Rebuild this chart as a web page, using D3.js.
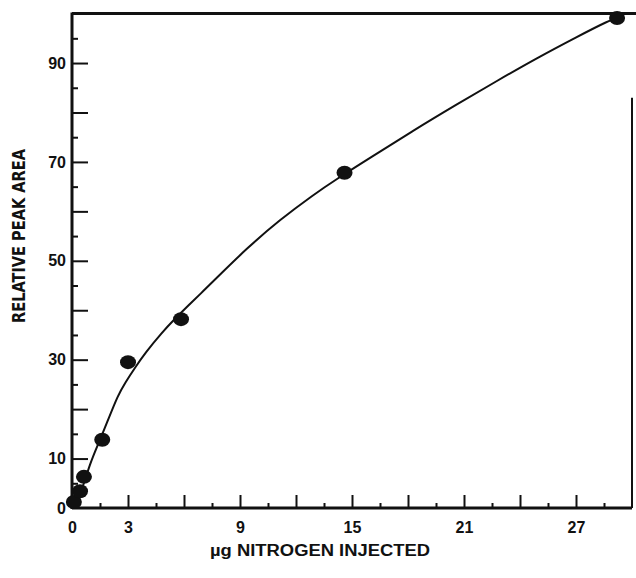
<!DOCTYPE html>
<html>
<head>
<meta charset="utf-8">
<script src="https://cdn.jsdelivr.net/npm/d3@7"></script>
<style>
  body { margin: 0; background: #fff; }
  svg { display: block; }
  .tick text { font-family: "Liberation Sans", Arial, sans-serif; font-weight: bold; font-size: 16px; fill: #111; }
  .domain { display: none; }
  .tick line { stroke: #111; stroke-width: 2; }
</style>
</head>
<body>
<div id="chart"></div>
<script>
// measured points (µg N, relative peak area)
const xVals = [0.1, 0.43, 0.64, 1.62, 3.0, 5.84, 14.6, 29.2];
const yVals = [1.2, 3.4, 6.3, 13.8, 29.5, 38.2, 67.8, 99.1];

// hand drawn calibration curve
const curveX = [0.05, 0.43, 0.96, 1.5, 1.93, 2.46, 2.84, 3.38, 3.91, 4.82, 5.52, 6.21, 6.96, 7.55, 9.38, 11.14, 12.91, 14.2, 15.96, 18.27, 20.6, 22.77, 24.9, 27.05, 28.82, 29.2];
const curveY = [0.6, 2.2, 9.1, 13.75, 17.8, 22.8, 25.3, 28.4, 31.3, 35.5, 38.3, 40.9, 43.6, 45.8, 52.6, 58.3, 63.3, 66.6, 70.8, 76.3, 81.6, 86.4, 91.0, 95.3, 98.7, 99.1];

const xLabelTicks = [0, 3, 9, 15, 21, 27];
const xMajorTicks = [3, 6, 9, 12, 15, 18, 21, 24, 27];
const xMinorTicks = [1.5, 4.5, 7.5, 10.5, 13.5, 16.5, 19.5, 22.5, 25.5, 28.5];
const yLabelTicks = [0, 10, 30, 50, 70, 90];
const yMajorTicks = [10, 20, 30, 40, 50, 60, 70, 80, 90];
const yMinorTicks = [5, 15, 25, 35, 45, 55, 65, 75, 85, 95];

const width = 636, height = 578;

const svg = d3.select("#chart")
    .append("svg")
    .attr("width", width)
    .attr("height", height);

const x = d3.scaleLinear().domain([0, 30]).range([72, 632]);
const y = d3.scaleLinear().domain([0, 100]).range([508, 13.6]);

// tick marks, drawn inward
svg.append("g")
    .attr("transform", `translate(0,${y(0)})`)
    .call(d3.axisBottom(x).tickValues(xMajorTicks).tickSize(-13).tickFormat(""));
svg.append("g")
    .attr("transform", `translate(0,${y(0)})`)
    .call(d3.axisBottom(x).tickValues(xMinorTicks).tickSize(-5).tickFormat(""));
svg.append("g")
    .attr("transform", `translate(0,${y(0)})`)
    .call(d3.axisBottom(x).tickValues(xLabelTicks).tickSize(0).tickPadding(14).tickFormat(d3.format("d")));

svg.append("g")
    .attr("transform", `translate(${x(0)},0)`)
    .call(d3.axisLeft(y).tickValues(yMajorTicks).tickSize(-16).tickFormat(""));
svg.append("g")
    .attr("transform", `translate(${x(0)},0)`)
    .call(d3.axisLeft(y).tickValues(yMinorTicks).tickSize(-6).tickFormat(""));
svg.append("g")
    .attr("transform", `translate(${x(0)},0)`)
    .call(d3.axisLeft(y).tickValues(yLabelTicks).tickSize(0).tickPadding(6).tickFormat(d3.format("d")));

// frame
const frame = svg.append("g").attr("stroke", "#111").attr("fill", "none");
frame.append("line")
    .attr("x1", x(0)).attr("x2", x(0))
    .attr("y1", y(100) - 1).attr("y2", y(0) + 1)
    .attr("stroke-width", 3);
frame.append("line")
    .attr("x1", x(0)).attr("x2", x(30))
    .attr("y1", y(0)).attr("y2", y(0))
    .attr("stroke-width", 3);
frame.append("line")
    .attr("x1", x(0)).attr("x2", width)
    .attr("y1", y(100)).attr("y2", y(100))
    .attr("stroke-width", 3);
frame.append("line")
    .attr("x1", x(30)).attr("x2", x(30))
    .attr("y1", y(83)).attr("y2", y(0))
    .attr("stroke-width", 2);

// fitted curve
const line = d3.line()
    .x(d => x(d[0]))
    .y(d => y(d[1]))
    .curve(d3.curveBasis);

svg.append("path")
    .datum(d3.zip(curveX, curveY))
    .attr("d", line)
    .attr("fill", "none")
    .attr("stroke", "#111")
    .attr("stroke-width", 2);

// data points
svg.selectAll("ellipse.pt")
    .data(d3.zip(xVals, yVals))
    .enter()
    .append("ellipse")
    .attr("class", "pt")
    .attr("cx", d => x(d[0]))
    .attr("cy", d => y(d[1]))
    .attr("rx", 8)
    .attr("ry", 7)
    .attr("fill", "#111");

// axis titles
svg.append("text")
    .attr("transform", `translate(25,236) rotate(-90)`)
    .attr("text-anchor", "middle")
    .attr("textLength", 174)
    .attr("lengthAdjust", "spacingAndGlyphs")
    .style("font-family", "'Liberation Sans Narrow', 'DejaVu Sans Condensed', Arial, sans-serif")
    .style("font-weight", "bold")
    .style("font-size", "18px")
    .attr("fill", "#111")
    .text("RELATIVE PEAK AREA");

svg.append("text")
    .attr("x", 320)
    .attr("y", 556)
    .attr("text-anchor", "middle")
    .attr("textLength", 220)
    .attr("lengthAdjust", "spacingAndGlyphs")
    .style("font-family", "'Liberation Sans', Arial, sans-serif")
    .style("font-weight", "bold")
    .style("font-size", "16px")
    .attr("fill", "#111")
    .text("µg NITROGEN INJECTED");
</script>
</body>
</html>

(Request)
Return the listing above unchanged, apart from dropping its pictures.

(Solution to this exercise)
Rebuild this chart as a web page, using D3.js.
<!DOCTYPE html>
<html>
<head>
<meta charset="utf-8">
<script src="https://cdn.jsdelivr.net/npm/d3@7"></script>
<style>
  body { margin: 0; background: #fff; }
  svg { display: block; }
  .tick text { font-family: "Liberation Sans", Arial, sans-serif; font-weight: bold; font-size: 16px; fill: #111; }
  .domain { display: none; }
  .tick line { stroke: #111; stroke-width: 2; }
</style>
</head>
<body>
<div id="chart"></div>
<script>
// measured points (µg N, relative peak area)
const xVals = [0.1, 0.43, 0.64, 1.62, 3.0, 5.84, 14.6, 29.2];
const yVals = [1.2, 3.4, 6.3, 13.8, 29.5, 38.2, 67.8, 99.1];

// hand drawn calibration curve
const curveX = [0.05, 0.43, 0.96, 1.5, 1.93, 2.46, 2.84, 3.38, 3.91, 4.82, 5.52, 6.21, 6.96, 7.55, 9.38, 11.14, 12.91, 14.2, 15.96, 18.27, 20.6, 22.77, 24.9, 27.05, 28.82, 29.2];
const curveY = [0.6, 2.2, 9.1, 13.75, 17.8, 22.8, 25.3, 28.4, 31.3, 35.5, 38.3, 40.9, 43.6, 45.8, 52.6, 58.3, 63.3, 66.6, 70.8, 76.3, 81.6, 86.4, 91.0, 95.3, 98.7, 99.1];

const xLabelTicks = [0, 3, 9, 15, 21, 27];
const xMajorTicks = [3, 6, 9, 12, 15, 18, 21, 24, 27];
const xMinorTicks = [1.5, 4.5, 7.5, 10.5, 13.5, 16.5, 19.5, 22.5, 25.5, 28.5];
const yLabelTicks = [0, 10, 30, 50, 70, 90];
const yMajorTicks = [10, 20, 30, 40, 50, 60, 70, 80, 90];
const yMinorTicks = [5, 15, 25, 35, 45, 55, 65, 75, 85, 95];

const width = 636, height = 578;

const svg = d3.select("#chart")
    .append("svg")
    .attr("width", width)
    .attr("height", height);

const x = d3.scaleLinear().domain([0, 30]).range([72, 632]);
const y = d3.scaleLinear().domain([0, 100]).range([508, 13.6]);

// tick marks, drawn inward
svg.append("g")
    .attr("transform", `translate(0,${y(0)})`)
    .call(d3.axisBottom(x).tickValues(xMajorTicks).tickSize(-13).tickFormat(""));
svg.append("g")
    .attr("transform", `translate(0,${y(0)})`)
    .call(d3.axisBottom(x).tickValues(xMinorTicks).tickSize(-5).tickFormat(""));
svg.append("g")
    .attr("transform", `translate(0,${y(0)})`)
    .call(d3.axisBottom(x).tickValues(xLabelTicks).tickSize(0).tickPadding(14).tickFormat(d3.format("d")));

svg.append("g")
    .attr("transform", `translate(${x(0)},0)`)
    .call(d3.axisLeft(y).tickValues(yMajorTicks).tickSize(-16).tickFormat(""));
svg.append("g")
    .attr("transform", `translate(${x(0)},0)`)
    .call(d3.axisLeft(y).tickValues(yMinorTicks).tickSize(-6).tickFormat(""));
svg.append("g")
    .attr("transform", `translate(${x(0)},0)`)
    .call(d3.axisLeft(y).tickValues(yLabelTicks).tickSize(0).tickPadding(6).tickFormat(d3.format("d")));

// frame
const frame = svg.append("g").attr("stroke", "#111").attr("fill", "none");
frame.append("line")
    .attr("x1", x(0)).attr("x2", x(0))
    .attr("y1", y(100) - 1).attr("y2", y(0) + 1)
    .attr("stroke-width", 3);
frame.append("line")
    .attr("x1", x(0)).attr("x2", x(30))
    .attr("y1", y(0)).attr("y2", y(0))
    .attr("stroke-width", 3);
frame.append("line")
    .attr("x1", x(0)).attr("x2", width)
    .attr("y1", y(100)).attr("y2", y(100))
    .attr("stroke-width", 3);
frame.append("line")
    .attr("x1", x(30)).attr("x2", x(30))
    .attr("y1", y(83)).attr("y2", y(0))
    .attr("stroke-width", 2);

// fitted curve
const line = d3.line()
    .x(d => x(d[0]))
    .y(d => y(d[1]))
    .curve(d3.curveBasis);

svg.append("path")
    .datum(d3.zip(curveX, curveY))
    .attr("d", line)
    .attr("fill", "none")
    .attr("stroke", "#111")
    .attr("stroke-width", 2);

// data points
svg.selectAll("ellipse.pt")
    .data(d3.zip(xVals, yVals))
    .enter()
    .append("ellipse")
    .attr("class", "pt")
    .attr("cx", d => x(d[0]))
    .attr("cy", d => y(d[1]))
    .attr("rx", 8)
    .attr("ry", 7)
    .attr("fill", "#111");

// axis titles
svg.append("text")
    .attr("transform", `translate(25,236) rotate(-90)`)
    .attr("text-anchor", "middle")
    .attr("textLength", 174)
    .attr("lengthAdjust", "spacingAndGlyphs")
    .style("font-family", "'Liberation Sans Narrow', 'DejaVu Sans Condensed', Arial, sans-serif")
    .style("font-weight", "bold")
    .style("font-size", "18px")
    .attr("fill", "#111")
    .text("RELATIVE PEAK AREA");

svg.append("text")
    .attr("x", 320)
    .attr("y", 556)
    .attr("text-anchor", "middle")
    .attr("textLength", 220)
    .attr("lengthAdjust", "spacingAndGlyphs")
    .style("font-family", "'Liberation Sans', Arial, sans-serif")
    .style("font-weight", "bold")
    .style("font-size", "16px")
    .attr("fill", "#111")
    .text("µg NITROGEN INJECTED");
</script>
</body>
</html>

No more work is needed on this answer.